## Given data
--------------------------------------------------
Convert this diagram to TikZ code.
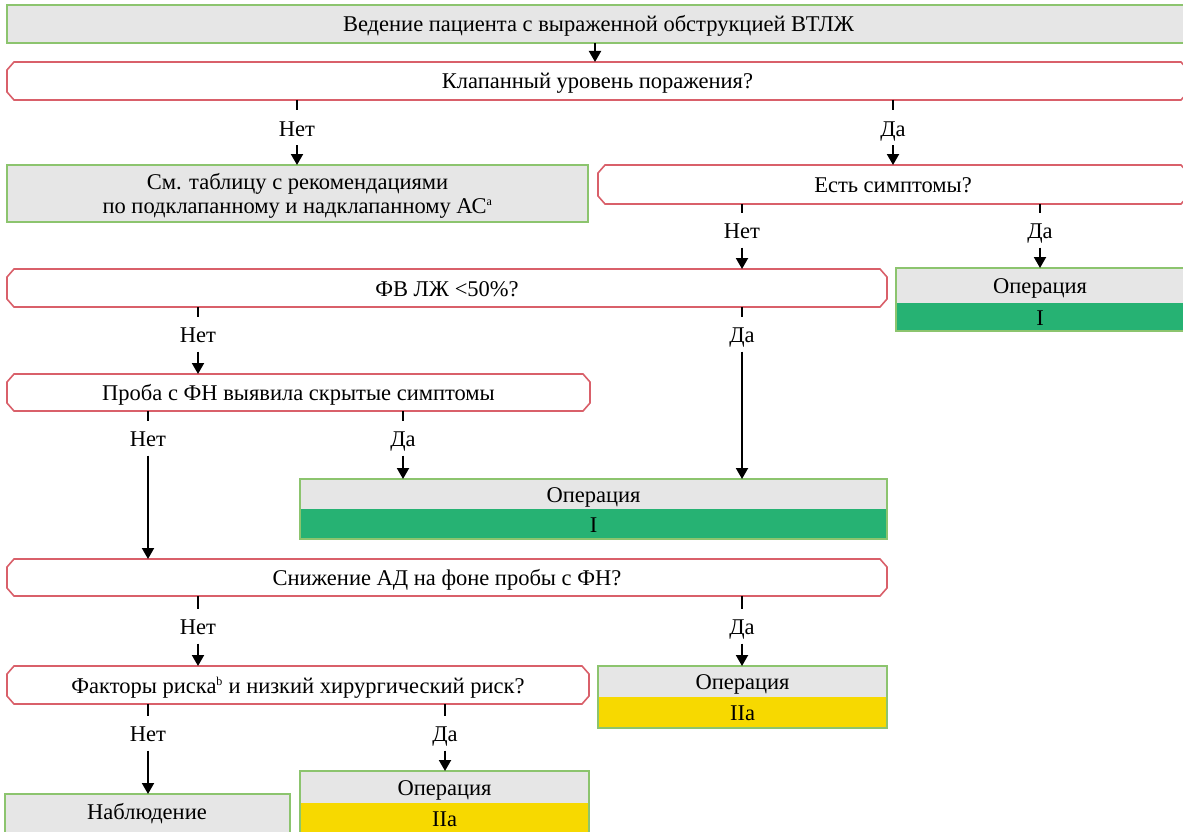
--------------------------------------------------
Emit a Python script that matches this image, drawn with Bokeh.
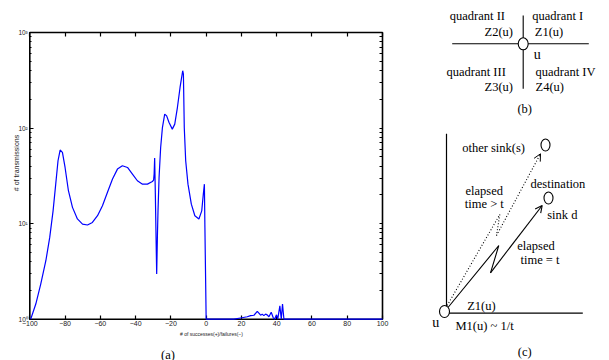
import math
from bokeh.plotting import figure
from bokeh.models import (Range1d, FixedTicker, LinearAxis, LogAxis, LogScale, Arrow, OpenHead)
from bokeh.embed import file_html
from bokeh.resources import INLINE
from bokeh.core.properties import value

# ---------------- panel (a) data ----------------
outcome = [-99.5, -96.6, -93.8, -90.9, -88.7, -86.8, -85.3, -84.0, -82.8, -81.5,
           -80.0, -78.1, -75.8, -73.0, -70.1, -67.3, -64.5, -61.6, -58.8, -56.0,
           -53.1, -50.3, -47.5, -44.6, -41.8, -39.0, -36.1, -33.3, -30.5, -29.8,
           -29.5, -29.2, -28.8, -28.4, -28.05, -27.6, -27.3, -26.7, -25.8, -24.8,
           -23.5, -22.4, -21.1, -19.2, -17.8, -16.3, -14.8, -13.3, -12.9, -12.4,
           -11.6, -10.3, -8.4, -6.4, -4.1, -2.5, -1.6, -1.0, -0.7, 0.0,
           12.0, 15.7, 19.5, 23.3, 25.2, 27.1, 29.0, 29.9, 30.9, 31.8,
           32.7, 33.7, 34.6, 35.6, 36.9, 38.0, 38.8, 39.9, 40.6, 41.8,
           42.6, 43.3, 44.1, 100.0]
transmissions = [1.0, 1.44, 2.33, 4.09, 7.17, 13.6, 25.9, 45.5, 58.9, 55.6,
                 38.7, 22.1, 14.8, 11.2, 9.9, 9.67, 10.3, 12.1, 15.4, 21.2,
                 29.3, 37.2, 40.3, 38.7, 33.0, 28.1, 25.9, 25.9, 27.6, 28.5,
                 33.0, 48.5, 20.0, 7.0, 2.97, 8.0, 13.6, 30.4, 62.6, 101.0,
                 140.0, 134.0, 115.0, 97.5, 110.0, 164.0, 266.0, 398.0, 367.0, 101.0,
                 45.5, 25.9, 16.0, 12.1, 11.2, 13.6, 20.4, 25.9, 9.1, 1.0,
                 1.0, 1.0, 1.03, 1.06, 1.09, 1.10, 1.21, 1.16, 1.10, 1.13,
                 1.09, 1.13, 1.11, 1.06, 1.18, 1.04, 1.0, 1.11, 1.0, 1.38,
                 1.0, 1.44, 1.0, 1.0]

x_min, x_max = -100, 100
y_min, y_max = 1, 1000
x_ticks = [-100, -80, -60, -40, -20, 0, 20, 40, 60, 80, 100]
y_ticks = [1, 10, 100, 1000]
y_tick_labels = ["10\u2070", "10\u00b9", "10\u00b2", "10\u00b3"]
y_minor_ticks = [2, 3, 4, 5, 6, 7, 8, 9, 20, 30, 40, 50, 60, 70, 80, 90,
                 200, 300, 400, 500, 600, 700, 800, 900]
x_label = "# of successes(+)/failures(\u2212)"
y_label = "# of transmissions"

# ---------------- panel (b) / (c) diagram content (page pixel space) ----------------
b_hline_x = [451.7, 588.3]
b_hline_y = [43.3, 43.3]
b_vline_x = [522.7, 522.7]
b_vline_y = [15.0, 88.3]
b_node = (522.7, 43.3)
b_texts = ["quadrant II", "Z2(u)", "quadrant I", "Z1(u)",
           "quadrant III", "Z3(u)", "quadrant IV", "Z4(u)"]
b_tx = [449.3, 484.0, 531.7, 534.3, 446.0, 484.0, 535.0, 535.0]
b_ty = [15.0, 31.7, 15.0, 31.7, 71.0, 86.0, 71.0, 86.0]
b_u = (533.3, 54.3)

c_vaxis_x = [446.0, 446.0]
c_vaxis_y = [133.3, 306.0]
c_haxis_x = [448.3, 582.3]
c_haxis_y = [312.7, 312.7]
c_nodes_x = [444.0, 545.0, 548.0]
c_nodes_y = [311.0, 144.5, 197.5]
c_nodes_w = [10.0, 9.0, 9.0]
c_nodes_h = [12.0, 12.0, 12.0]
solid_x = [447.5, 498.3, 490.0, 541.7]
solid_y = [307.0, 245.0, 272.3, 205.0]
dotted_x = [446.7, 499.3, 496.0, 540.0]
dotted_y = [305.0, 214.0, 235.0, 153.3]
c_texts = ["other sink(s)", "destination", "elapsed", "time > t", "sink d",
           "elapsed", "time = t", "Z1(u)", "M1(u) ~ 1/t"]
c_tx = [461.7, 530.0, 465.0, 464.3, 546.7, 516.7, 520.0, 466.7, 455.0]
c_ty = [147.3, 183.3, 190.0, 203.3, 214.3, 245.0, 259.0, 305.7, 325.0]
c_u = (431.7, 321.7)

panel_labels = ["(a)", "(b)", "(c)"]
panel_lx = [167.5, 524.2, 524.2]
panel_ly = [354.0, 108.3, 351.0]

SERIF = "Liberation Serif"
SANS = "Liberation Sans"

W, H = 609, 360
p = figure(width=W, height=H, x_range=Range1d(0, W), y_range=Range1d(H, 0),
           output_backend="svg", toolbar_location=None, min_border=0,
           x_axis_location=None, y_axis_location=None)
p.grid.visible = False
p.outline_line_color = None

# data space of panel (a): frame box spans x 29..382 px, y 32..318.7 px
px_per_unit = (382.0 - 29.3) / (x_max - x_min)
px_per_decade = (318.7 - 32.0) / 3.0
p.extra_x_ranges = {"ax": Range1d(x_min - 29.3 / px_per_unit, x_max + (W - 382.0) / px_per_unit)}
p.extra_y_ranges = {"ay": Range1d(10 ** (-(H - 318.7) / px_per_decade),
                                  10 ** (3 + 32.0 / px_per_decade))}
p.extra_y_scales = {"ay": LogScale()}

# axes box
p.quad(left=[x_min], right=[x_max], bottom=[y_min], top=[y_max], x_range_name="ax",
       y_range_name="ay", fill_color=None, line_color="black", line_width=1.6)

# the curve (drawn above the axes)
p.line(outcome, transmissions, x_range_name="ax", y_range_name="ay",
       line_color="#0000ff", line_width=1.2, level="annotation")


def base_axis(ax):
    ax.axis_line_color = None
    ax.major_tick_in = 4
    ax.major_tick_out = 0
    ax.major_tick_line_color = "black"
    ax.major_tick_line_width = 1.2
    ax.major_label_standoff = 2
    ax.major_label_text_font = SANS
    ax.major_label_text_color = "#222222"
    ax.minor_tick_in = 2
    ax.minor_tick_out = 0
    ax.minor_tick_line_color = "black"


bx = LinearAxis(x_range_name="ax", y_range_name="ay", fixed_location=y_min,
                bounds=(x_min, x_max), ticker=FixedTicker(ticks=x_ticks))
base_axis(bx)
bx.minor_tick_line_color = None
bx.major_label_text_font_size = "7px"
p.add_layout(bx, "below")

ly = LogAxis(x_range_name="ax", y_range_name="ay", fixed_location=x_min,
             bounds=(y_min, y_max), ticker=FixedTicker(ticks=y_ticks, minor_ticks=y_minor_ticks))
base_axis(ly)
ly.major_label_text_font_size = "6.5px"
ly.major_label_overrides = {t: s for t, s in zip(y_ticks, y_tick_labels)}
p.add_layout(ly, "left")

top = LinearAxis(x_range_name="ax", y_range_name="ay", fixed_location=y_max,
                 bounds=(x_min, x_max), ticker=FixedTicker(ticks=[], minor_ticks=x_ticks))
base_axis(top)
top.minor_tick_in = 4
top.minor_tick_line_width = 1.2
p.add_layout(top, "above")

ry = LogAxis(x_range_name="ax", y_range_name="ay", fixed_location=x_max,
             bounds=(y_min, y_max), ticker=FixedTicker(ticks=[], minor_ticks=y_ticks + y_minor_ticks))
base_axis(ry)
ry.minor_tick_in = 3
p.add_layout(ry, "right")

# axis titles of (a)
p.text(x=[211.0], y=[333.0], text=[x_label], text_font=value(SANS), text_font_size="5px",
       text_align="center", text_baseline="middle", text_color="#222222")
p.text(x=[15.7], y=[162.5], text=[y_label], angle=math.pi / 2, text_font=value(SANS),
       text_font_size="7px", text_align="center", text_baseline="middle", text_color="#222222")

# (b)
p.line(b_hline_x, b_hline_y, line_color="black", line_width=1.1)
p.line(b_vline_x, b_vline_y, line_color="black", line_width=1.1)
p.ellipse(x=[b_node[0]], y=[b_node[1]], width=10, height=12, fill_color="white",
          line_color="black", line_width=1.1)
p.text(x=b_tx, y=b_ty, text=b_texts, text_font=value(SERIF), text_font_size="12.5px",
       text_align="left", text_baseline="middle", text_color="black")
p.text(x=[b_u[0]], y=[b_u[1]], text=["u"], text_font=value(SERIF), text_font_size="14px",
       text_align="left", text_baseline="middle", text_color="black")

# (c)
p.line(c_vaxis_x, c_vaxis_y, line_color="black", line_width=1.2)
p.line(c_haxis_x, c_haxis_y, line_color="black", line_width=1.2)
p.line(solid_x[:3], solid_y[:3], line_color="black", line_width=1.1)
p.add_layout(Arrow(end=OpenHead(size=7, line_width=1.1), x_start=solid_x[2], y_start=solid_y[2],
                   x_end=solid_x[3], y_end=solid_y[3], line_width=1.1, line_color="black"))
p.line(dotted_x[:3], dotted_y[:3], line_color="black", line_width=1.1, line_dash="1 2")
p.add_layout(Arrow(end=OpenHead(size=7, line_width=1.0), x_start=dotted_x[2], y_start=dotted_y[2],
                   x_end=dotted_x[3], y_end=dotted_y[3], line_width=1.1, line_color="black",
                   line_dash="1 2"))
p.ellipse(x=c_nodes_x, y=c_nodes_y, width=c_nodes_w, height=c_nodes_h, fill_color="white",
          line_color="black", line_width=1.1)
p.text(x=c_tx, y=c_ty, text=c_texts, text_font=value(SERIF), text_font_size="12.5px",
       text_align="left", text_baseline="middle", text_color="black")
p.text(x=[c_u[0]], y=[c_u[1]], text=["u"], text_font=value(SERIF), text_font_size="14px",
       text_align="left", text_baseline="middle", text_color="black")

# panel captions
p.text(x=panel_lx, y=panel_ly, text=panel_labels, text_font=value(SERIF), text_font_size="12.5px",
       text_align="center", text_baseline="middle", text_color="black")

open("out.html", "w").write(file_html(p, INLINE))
--------------------------------------------------
## Problem to work on
Within the listing above, extract exactly the lines that run from the one containing "Emit a Python" through the one containing "from bokeh.core.properties import value", excluding any pictures.

## Solved exercise
Emit a Python script that matches this image, drawn with Bokeh.
import math
from bokeh.plotting import figure
from bokeh.models import (Range1d, FixedTicker, LinearAxis, LogAxis, LogScale, Arrow, OpenHead)
from bokeh.embed import file_html
from bokeh.resources import INLINE
from bokeh.core.properties import value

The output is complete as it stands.